Family sorry for child who accidentally killed gun instructor
The grieving family of the Arizona gun instructor accidentally shot and killed by a girl learning to fire an Uzi submachine gun has expressed sympathy for the 9-year-old.
New York: The grieving family of the Arizona gun instructor accidentally shot and killed by a girl learning to fire an Uzi submachine gun has expressed sympathy for the 9-year-old.
Charles Vacca, 39, was shot in the head on Monday as he showed the New Jersey girl how to fire the Israeli-made 9mm gun. As she pulled the trigger, the gun jumped out of her left hand toward Vacca, who was standing beside her.
"We just want to make sure they understand that we know it was a tragic accident and that it's something that we're all going to have to live with," Vacca's 19-year-old daughter, Ashley, told NBC's "Today" show.
"We really do want the prayers to be going out to the family of the little girl. Our thoughts and our prayers are with them.
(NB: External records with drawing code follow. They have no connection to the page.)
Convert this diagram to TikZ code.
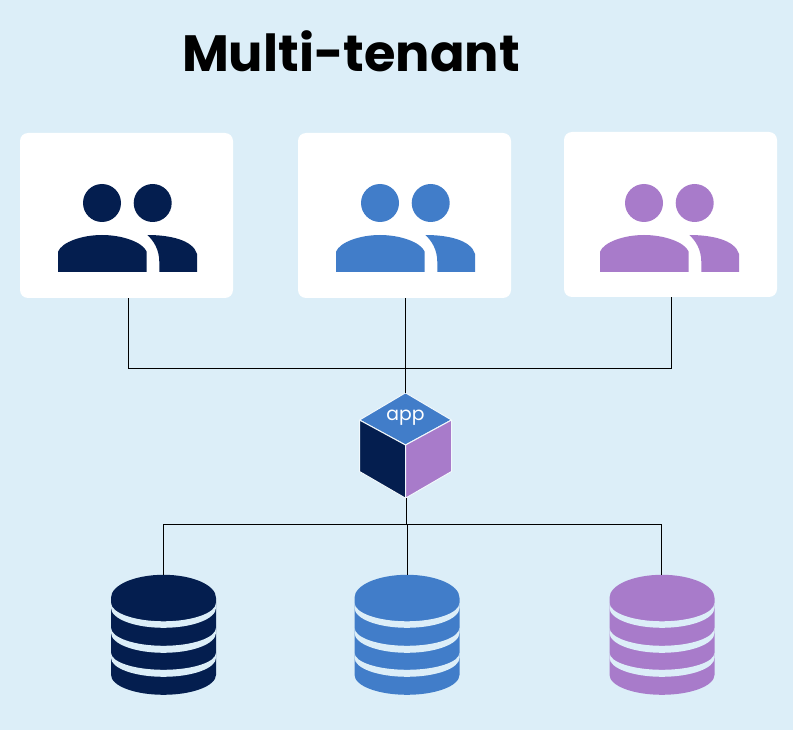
\documentclass[tikz,border=0pt]{standalone}
\usepackage{fontspec}
\setmainfont{Poppins}
\definecolor{pagebg}{HTML}{DCEEF8}
\definecolor{navy}{HTML}{041E4F}
\definecolor{midblue}{HTML}{417DC9}
\definecolor{lilac}{HTML}{A87BCA}
\begin{document}
\begin{tikzpicture}[x=1pt,y=-1pt,
    card/.style={fill=white,rounded corners=8pt,minimum width=213pt,minimum height=165pt,inner sep=0pt},
    slot/.style={inner sep=0pt,minimum width=#1},
    link/.style={draw=black,line width=0.9pt},
    facet/.style={draw=pagebg!40!white,line width=1pt,line join=round},
    pics/people/.style={code={
      \path[pic actions] (44,19) circle (19);
      \path[pic actions] (94.7,19) circle (19);
      \path[pic actions] (0,88) -- (0,67.7) .. controls (4,58) and (24,51) .. (44,51)
        .. controls (64,51) and (84.7,58) .. (88.7,67.7) -- (88.7,88) -- cycle;
      \path[pic actions] (89.3,51) .. controls (112,51) and (135,56) .. (139,70) -- (139,88)
        -- (101.3,88) -- (101.3,78) .. controls (101.3,66) and (96,57) .. (89.3,51) -- cycle;
    }},
    pics/dbstack/.style={code={
      \path[pic actions] (-52.5,23) arc (180:360:52.5 and 23) -- (52.5,100)
        arc (0:180:52.5 and 20) -- cycle;
      \foreach \ytop/\yrad/\ylow/\ylowrad in {28/18.5/33/20,53/18/58/20,78/17/83/19}
        \fill[pagebg] (-52.5,\ytop) arc (180:0:52.5 and \yrad) -- (52.5,\ylow)
          arc (0:180:52.5 and \ylowrad) -- cycle;
    }}]
  \useasboundingbox (0,0) rectangle (793,730);
  \fill[pagebg] (0,0) rectangle (793,730);

  \node[font=\fontsize{51}{54}\selectfont\bfseries,inner sep=0pt] (title) at (351,51.5) {Multi-tenant};

  \node[card] (card1) at (126.5,215.5) {};
  \node[card] (card2) at (404.5,215.5) {};
  \node[card] (card3) at (670.5,214.5) {};
  \pic[fill=navy] (people1) at (58,184) {people};
  \pic[fill=midblue] (people2) at (336,184) {people};
  \pic[fill=lilac] (people3) at (600,184) {people};

  % cube
  \node[slot=92pt,minimum height=105pt] (app) at (405.5,445.5) {};
  \filldraw[facet,fill=midblue] (app.north) -- (451.5,420) -- (405.5,445) -- (359.5,420) -- cycle;
  \filldraw[facet,fill=navy] (359.5,420) -- (405.5,445) -- (app.south) -- (359.5,471.5) -- cycle;
  \filldraw[facet,fill=lilac] (451.5,420) -- (405.5,445) -- (app.south) -- (451.5,471.5) -- cycle;
  \node[text=white,font=\fontsize{18.8}{20}\selectfont,inner sep=0pt] (applabel) at (405.5,417.5) {app};

  \node[slot=105pt,minimum height=120pt] (db1) at (163.5,635) {};
  \node[slot=105pt,minimum height=120pt] (db2) at (407,635) {};
  \node[slot=105pt,minimum height=120pt] (db3) at (662,635) {};
  \pic[fill=navy] (stack1) at (db1.north) {dbstack};
  \pic[fill=midblue] (stack2) at (db2.north) {dbstack};
  \pic[fill=lilac] (stack3) at (db3.north) {dbstack};

  \coordinate (hubtop) at (405.5,368);
  \coordinate (hubbottom) at (406.5,524);

  \draw[link] ([xshift=1.5pt]card1.south) |- (hubtop);
  \draw[link] ([xshift=0.5pt]card3.south) |- (hubtop);
  \draw[link] ([xshift=1pt]card2.south) -- (app.north);
  \draw[link] ([xshift=1pt]app.south) -- (hubbottom);
  \draw[link] ([xshift=-0.5pt]db1.north) |- (hubbottom);
  \draw[link] (db2.north) |- (hubbottom);
  \draw[link] ([xshift=-1pt]db3.north) |- (hubbottom);
\end{tikzpicture}
\end{document}
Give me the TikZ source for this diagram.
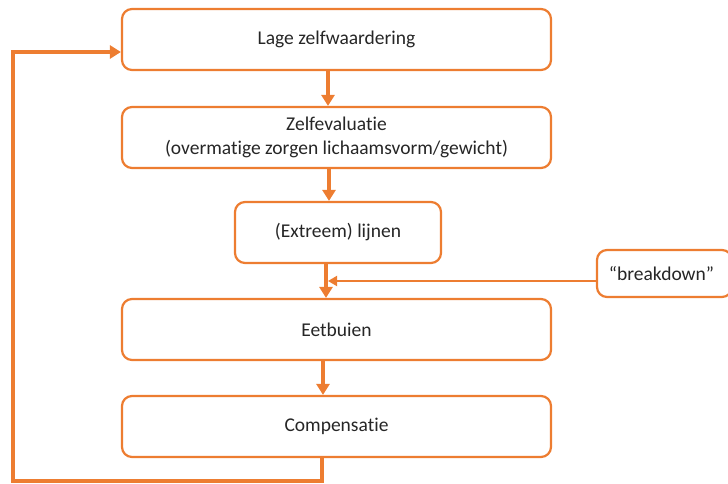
\documentclass[tikz,border=0pt]{standalone}
\usepackage{fontspec}
\setmainfont{Carlito}[Ligatures=NoCommon]
\usetikzlibrary{arrows.meta}
\definecolor{org}{HTML}{ED7D31}
\definecolor{txt}{HTML}{262626}
\begin{document}
\begin{tikzpicture}[x=1pt,y=-1pt,
  box/.style={draw=org,line width=2.2pt,rounded corners=10pt,fill=white,
    text=txt,font=\fontsize{19.5}{24}\selectfont,align=center,inner sep=0pt},
  arr/.style={draw=org,line width=3.5pt,-{Triangle[width=13pt,length=11pt]}},
  thinarr/.style={draw=org,line width=1.8pt,-{Triangle[width=10pt,length=9pt]}},
  fb/.style={draw=org,line width=3.5pt}]
\useasboundingbox (0,0) rectangle (728,484);
\begin{scope}
\clip (0,0) rectangle (728,484);
\node[box,minimum width=429pt,minimum height=61pt] (b1) at (336.5,39.5) {Lage zelfwaardering};
\node[box,minimum width=429pt,minimum height=61pt] (b2) at (336.5,137.5) {Zelfevaluatie\\(overmatige zorgen lichaamsvorm/gewicht)};
\node[box,minimum width=206pt,minimum height=61pt] (b3) at (338,232.5) {(Extreem) lijnen};
\node[box,minimum width=429pt,minimum height=61pt] (b4) at (336.5,329.5) {Eetbuien};
\node[box,minimum width=429pt,minimum height=61pt] (b5) at (336.5,426.5) {Compensatie};
\node[box,minimum width=135pt,minimum height=47pt] (bd) at (664.5,273.5) {\hspace*{-6pt}“breakdown”};
\end{scope}
\coordinate (x1) at (328,0);
\coordinate (x2) at (329,0);
\coordinate (x3) at (326,0);
\coordinate (x4) at (323,0);
\coordinate (x5) at (322,0);
\coordinate (bot) at (0,481);
\coordinate (lft) at (13,0);
\draw[arr] (b1.south -| x1) -- (b2.north -| x1);
\draw[arr] (b2.south -| x2) -- (b3.north -| x2);
\draw[arr] (b3.south -| x3) -- (b4.north -| x3);
\draw[arr] (b4.south -| x4) -- (b5.north -| x4);
\draw[thinarr] (bd.west |- 0,281) -- (x1 |- 0,281);
\draw[fb,-{Triangle[width=13pt,length=11pt]}] (b5.south -| x5) -- (x5 |- bot) -- (lft |- bot) -- (lft |- 0,52) -- (b1.west |- 0,52);
\end{tikzpicture}
\end{document}
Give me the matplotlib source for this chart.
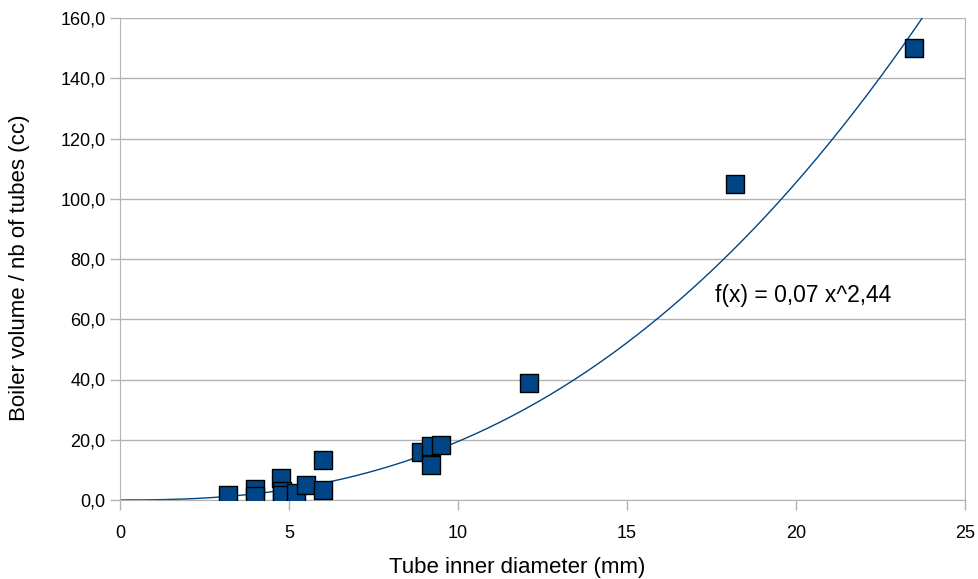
import numpy as np
import matplotlib
matplotlib.use("Agg")
import matplotlib.pyplot as plt
from matplotlib.ticker import FuncFormatter

plt.rcParams['font.family'] = ['Liberation Sans', 'DejaVu Sans']

# tube inner diameter (mm) and boiler volume per tube (cc)
diameter = [3.2, 4.0, 4.0, 4.75, 4.8, 4.8, 5.2, 5.5, 6.0, 6.0,
            8.9, 9.2, 9.5, 9.2, 12.1, 18.2, 23.5]
volume = [1.7, 3.5, 1.3, 7.3, 3.0, 1.5, 2.3, 5.0, 13.3, 3.3,
          16.0, 18.0, 18.3, 11.6, 39.0, 105.0, 150.0]

# power trendline f(x) = a * x^b
fit_a = 0.0705
fit_b = 2.44

xticks = [0, 5, 10, 15, 20, 25]
yticks = [0, 20, 40, 60, 80, 100, 120, 140, 160]

fig = plt.figure(figsize=(9.79, 5.79), dpi=100)
ax = fig.add_axes([120 / 979, 79 / 579, 845 / 979, 482 / 579])

xs = np.linspace(0, 25, 400)
ax.plot(xs, fit_a * xs ** fit_b, color='#004586', lw=1.0, zorder=2)
ax.scatter(diameter, volume, marker='s', s=150, color='#004586',
           edgecolors='black', linewidths=1.0, zorder=3)

ax.set_xlim(0, 25)
ax.set_ylim(0, 160)
ax.set_xticks(xticks)
ax.set_yticks(yticks)
ax.yaxis.set_major_formatter(FuncFormatter(lambda v, p: f"{v:.1f}".replace('.', ',')))

ax.grid(axis='y', color='#b3b3b3', lw=1.0)
ax.set_axisbelow(True)
for s in ['left', 'bottom', 'right']:
    ax.spines[s].set_color('#b3b3b3')
ax.spines['top'].set_visible(False)
ax.tick_params(colors='#b3b3b3', labelcolor='black', labelsize=13,
               length=7, width=1.0)
ax.tick_params(axis='x', pad=11)

ax.set_xlabel('Tube inner diameter (mm)', fontsize=16)
ax.set_ylabel('Boiler volume / nb of tubes (cc)', fontsize=16)
ax.xaxis.set_label_coords((517 - 120) / 845, -(567 - 500) / 482)
ax.yaxis.set_label_coords(-(120 - 20) / 845, (500 - 268) / 482)
ax.xaxis.label.set_va('center')
ax.yaxis.label.set_va('center')

ax.text(17.6, 68, 'f(x) = 0,07 x^2,44', fontsize=16.5, va='center')

fig.savefig('out.png', dpi=100)
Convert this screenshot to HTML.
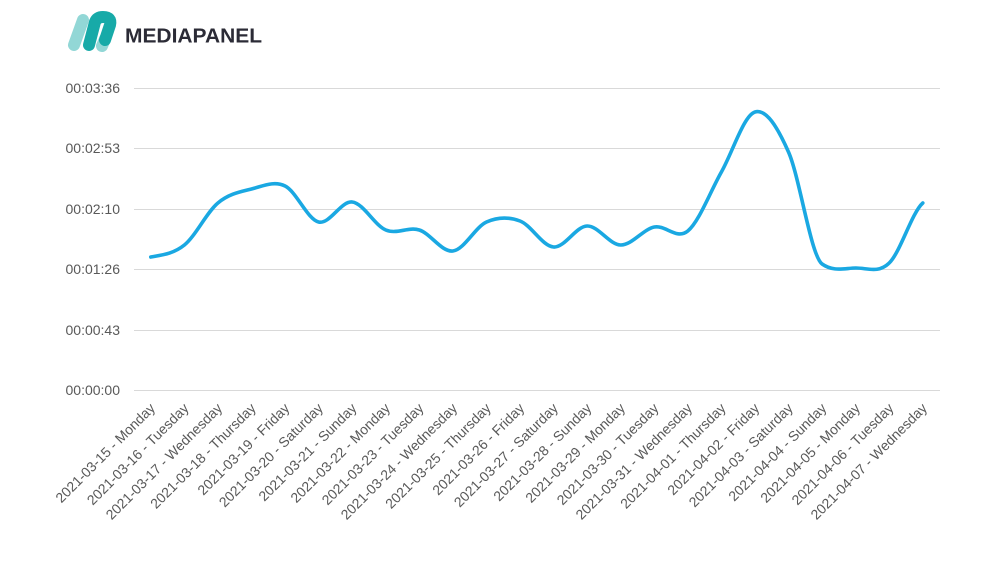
<!DOCTYPE html>
<html><head><meta charset="utf-8"><style>
html,body{margin:0;padding:0;background:#fff;}
svg{display:block;}
</style></head><body>
<svg width="1000" height="573" viewBox="0 0 1000 573" xmlns="http://www.w3.org/2000/svg">
<rect width="1000" height="573" fill="#fff"/>
<!-- logo -->
<g stroke-linecap="round" fill="none" stroke-width="12">
<line x1="74" y1="45" x2="83" y2="20" stroke="#92d7d6"/>
<line x1="105" y1="39" x2="102" y2="46" stroke="#92d7d6"/>
<path d="M89 45 L95 22 Q97 17 103 17 Q112 17 110 25 L105 40" stroke="#17aaa8"/>
</g>
<text x="125" y="42.5" font-family="Liberation Sans, sans-serif" font-weight="bold" font-size="20.5" fill="#2b2b36" textLength="137" lengthAdjust="spacingAndGlyphs">MEDIAPANEL</text>
<!-- grid -->
<g stroke="#d9d9d9" stroke-width="1">
<line x1="134" y1="88.5" x2="940" y2="88.5"/>
<line x1="134" y1="148.5" x2="940" y2="148.5"/>
<line x1="134" y1="209.5" x2="940" y2="209.5"/>
<line x1="134" y1="269.5" x2="940" y2="269.5"/>
<line x1="134" y1="330.5" x2="940" y2="330.5"/>
<line x1="134" y1="390.5" x2="940" y2="390.5"/>
</g>
<g font-family="Liberation Sans, sans-serif" font-size="14" fill="#595959" text-anchor="end">
<text x="120" y="93">00:03:36</text>
<text x="120" y="153">00:02:53</text>
<text x="120" y="214">00:02:10</text>
<text x="120" y="274">00:01:26</text>
<text x="120" y="335">00:00:43</text>
<text x="120" y="395">00:00:00</text>
</g>
<!-- series -->
<path fill="none" stroke="#1aa8e2" stroke-width="3.6" stroke-linecap="round" stroke-linejoin="round"
d="M150.8 257 C162.0 255,173.2 254,184.4 245 C195.6 236,206.7 212.3,217.9 203 C229.1 193.7,240.3 191.8,251.5 189 C262.7 186.2,273.9 180.5,285.1 186 C296.3 191.5,307.4 219.3,318.6 222 C329.8 224.7,341.0 200.7,352.2 202 C363.4 203.3,374.6 225.3,385.8 230 C397.0 234.7,408.1 226.5,419.3 230 C430.5 233.5,441.7 252.3,452.9 251 C464.1 249.7,475.3 227,486.5 222 C497.7 217,508.8 216.8,520.0 221 C531.2 225.2,542.4 246.2,553.6 247 C564.8 247.8,575.9 226.3,587.1 226 C598.3 225.7,609.5 244.8,620.7 245 C631.9 245.2,643.1 229.3,654.3 227 C665.5 224.7,676.6 240.2,687.8 231 C699.0 221.8,710.2 191.8,721.4 172 C732.6 152.2,743.8 115.3,755.0 112 C766.2 108.7,777.3 126.7,788.5 152 C799.7 177.3,810.9 256,822.1 264 C833.3 272,844.5 268.2,855.7 268 C866.9 267.8,878.0 273.8,889.2 263 C900.4 252.2,911.6 213,922.8 203"/>
<!-- x labels -->
<g font-family="Liberation Sans, sans-serif" font-size="14" fill="#595959" text-anchor="end">
<text transform="translate(156,409) rotate(-45)">2021-03-15 - Monday</text>
<text transform="translate(189.6,409) rotate(-45)">2021-03-16 - Tuesday</text>
<text transform="translate(223.1,409) rotate(-45)">2021-03-17 - Wednesday</text>
<text transform="translate(256.7,409) rotate(-45)">2021-03-18 - Thursday</text>
<text transform="translate(290.3,409) rotate(-45)">2021-03-19 - Friday</text>
<text transform="translate(323.8,409) rotate(-45)">2021-03-20 - Saturday</text>
<text transform="translate(357.4,409) rotate(-45)">2021-03-21 - Sunday</text>
<text transform="translate(391.0,409) rotate(-45)">2021-03-22 - Monday</text>
<text transform="translate(424.5,409) rotate(-45)">2021-03-23 - Tuesday</text>
<text transform="translate(458.1,409) rotate(-45)">2021-03-24 - Wednesday</text>
<text transform="translate(491.7,409) rotate(-45)">2021-03-25 - Thursday</text>
<text transform="translate(525.2,409) rotate(-45)">2021-03-26 - Friday</text>
<text transform="translate(558.8,409) rotate(-45)">2021-03-27 - Saturday</text>
<text transform="translate(592.3,409) rotate(-45)">2021-03-28 - Sunday</text>
<text transform="translate(625.9,409) rotate(-45)">2021-03-29 - Monday</text>
<text transform="translate(659.5,409) rotate(-45)">2021-03-30 - Tuesday</text>
<text transform="translate(693.0,409) rotate(-45)">2021-03-31 - Wednesday</text>
<text transform="translate(726.6,409) rotate(-45)">2021-04-01 - Thursday</text>
<text transform="translate(760.2,409) rotate(-45)">2021-04-02 - Friday</text>
<text transform="translate(793.7,409) rotate(-45)">2021-04-03 - Saturday</text>
<text transform="translate(827.3,409) rotate(-45)">2021-04-04 - Sunday</text>
<text transform="translate(860.9,409) rotate(-45)">2021-04-05 - Monday</text>
<text transform="translate(894.4,409) rotate(-45)">2021-04-06 - Tuesday</text>
<text transform="translate(928.0,409) rotate(-45)">2021-04-07 - Wednesday</text>
</g>
</svg>
</body></html>
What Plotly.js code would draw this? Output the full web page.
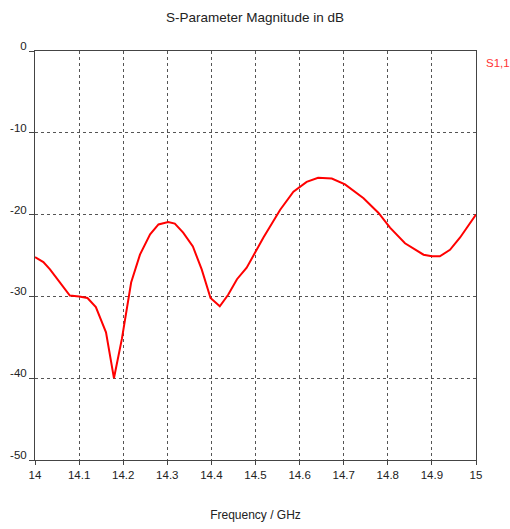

We don't want their life to revolve around this," she said.
"My heart goes out to the little girl, and I feel sorry for her and for her family," Vacca's ex-wife, Anamarie, told the network on Friday.
The deadly incident occurred at a gun range in Arizona that caters to Las Vegas tourists, many of whom drive an hour from the gambling center to fire high-powered weapons. Ashley said she planned to write a letter to the girl and her family.
"He was a good person, but we know they are as well," she told the network.
Another daughter, Elizabeth, said: "I wanted to make sure they didn't spend a big portion of their life surrounding it around this one incident."
Authorities in Mohave County in California said the death was being handled as an industrial accident, with state occupational safety and health officials investigating.
An autopsy on Vacca was completed, but the cause and manner of death were pending, said Colleen Pitre, a representative of the medical examiner's office.
Experts say an Uzi can fire five rounds one-third of a second.
Bullets and Burgers, the shooting range where the accident happened, is part of a tourism niche offering packages costing up to USD 1,000 to shoot different high- powered weapons. The company website says children between the ages of 8 and 17 can shoot a weapon if accompanied by a parent or guardian.